Seit 7. Oktober schuften 18 Freiwillige auf dem ehemaligen Todesstreifen in der Schaalsee-Landschaft für den Artenschutz. Die dortigen wertvollen Sandbiotope drohen zu verbuschen und zuzuwachsen, womit der Lebensraum seltener Insektenarten verschwinden würde. Der Erhalt dieser Biotope ist Ziel der Arbeiten, die bis zum 18. Oktober mit insgesamt 36 Freiwilligen aus ganz Deutschland fortgesetzt werden. Träger des Projekts ist der Zweckverband Schaalsee-Landschaft in Zusammenarbeit mit dem Verein Bergwaldprojekt, der bekannt ist für seine deutschlandweiten Arbeiten zur Wiederherstellung von Ökosystemen und nun erstmals am Schaalsee arbeitet.

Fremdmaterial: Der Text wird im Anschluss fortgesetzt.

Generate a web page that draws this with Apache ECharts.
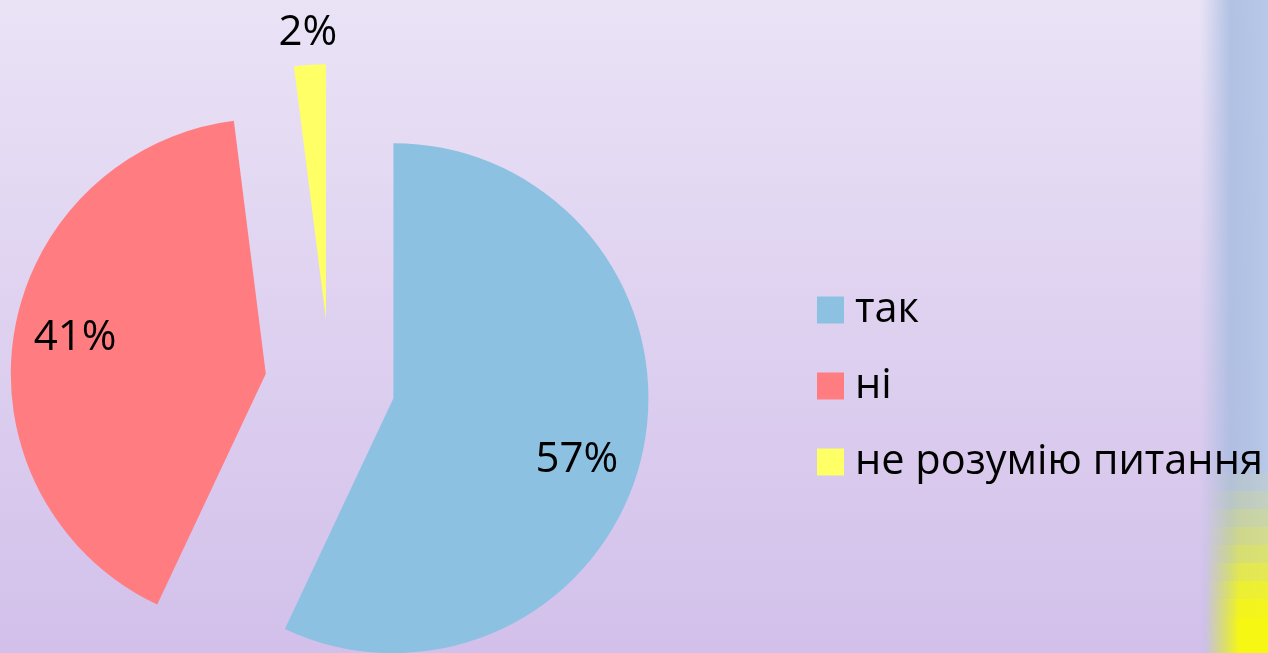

Der Bereich des ehemaligen Grenzstreifens nördlich des Schaalsees bei Kneese ist Heimat der seltenen Heuschreckensandwespe. Sie ist mit bis zu 24 mm eine der größten heimischen Grabwespen und ist auf sandige, offene Lebensräume angewiesen, wie im ehemaligen Todesstreifen. Die Weibchen bauen ihre Nester im sandigen Boden, in denen sie mit gelähmten Heuschrecken ihre Larven ernähren. Auf den offenen Flächen finden sich auch zahlreiche bedrohte Heuschrecken wie die extrem seltene blauflügelige Ödlandschrecke.
Unter Anleitung von Projektleiter und Diplom-Forstingenieur Henning Rothe vom Bergwaldprojekt werden die Freiwilligen die aufkommenden Birken und Erlen auf den Sandbiotopflächen manuell entfernen und stellenweise die Vegetationsschicht abziehen, um den Sandboden freizulegen. Zusätzlich entfernen die Freiwilligen in Waldflächen die Naturverjüngung nichtheimischer Baumarten wie Küstentanne und Douglasie im Biosphärenreservat Schaalsee, um damit die heimischen Baumarten auf dem Weg zu einem naturnahen Wald zu fördern. Nebenbei werden auch alte Zäune abgebaut, um für Flora und Fauna unbegrenzte Lebensräume zu schaffen.
Anliegen des Arbeitseinsatzes ist es auch, den Freiwilligen nebenbei den Schutz der Artenvielfalt zu vermitteln: „Insekten sind ein wichtiger Bestandteil der Artenvielfalt“, so Jasmin Günther, Projektverantwortliche beim Zweckverband. „Der Gedanke ‚Nur ein Insekt‘ greift daher zu kurz. Jede einzelne Art ist ein unverzichtbares Puzzleteil im Netz des Lebens. Wenn wir eine verlieren, verlieren wir immer auch ein Stück Zukunft.“
Die Teilnehmerinnen und Teilnehmer lernen aber nicht nur, wie man der Natur praktisch hilft und weshalb die Hilfe notwendig ist, sondern werden auch für einen schonenden Umgang mit den natürlichen Lebensgrundlagen sensibilisiert. Rothe dazu: „Wer hier draußen bei Wind und Wetter für den Artenschutz arbeitet, entwickelt auch eine neue Beziehung zu unscheinbaren Insektenarten und ein neues Gespür dafür, wie wichtig der Schutz unserer Umwelt im Alltag ist. Die bei der Arbeit gemachte Erfahrung der Selbstwirksamkeit motiviert dann auch, sich im eigenen Alltag naturverträglicher und damit zukunftsfähiger zu verhalten.“
Untergebracht sind die Freiwilligen im Alter von 18 bis 73 Jahren in einem Schulgebäude im Herzen des Naturparks Lauenburgische Seen. Eine Köchin des Bergwaldprojekts kümmert sich in den beiden Einsatzwochen um die vegetarische Verpflegung der Teilnehmenden mit möglichst regionalen und saisonalen Produkten.
Bergwaldprojekt e.V.
Der Bergwaldprojekt e.V. organisiert seit über 30 Jahren Freiwilligeneinsätze im Wald, Moor und in Offenlandschaften. Dieses Jahr bringt der Verein mit seinen Einsatzwochen in Deutschland über 5.000 Freiwillige in die Natur. Dazu finden 186 Projektwochen an 95 verschiedenen Standorten in ganz Deutschland statt. Ziele der Arbeitseinsätze sind, die vielfältigen Funktionen der Ökosysteme wiederherzustellen und zu stabilisieren, den beteiligten Freiwilligen die Bedeutung und die akute Bedrohung der natürlichen Lebensgrundlagen bewusst zu machen und daran mitzuarbeiten, die notwendige sozial-ökologische Transformation in der Gesellschaft voranzutreiben.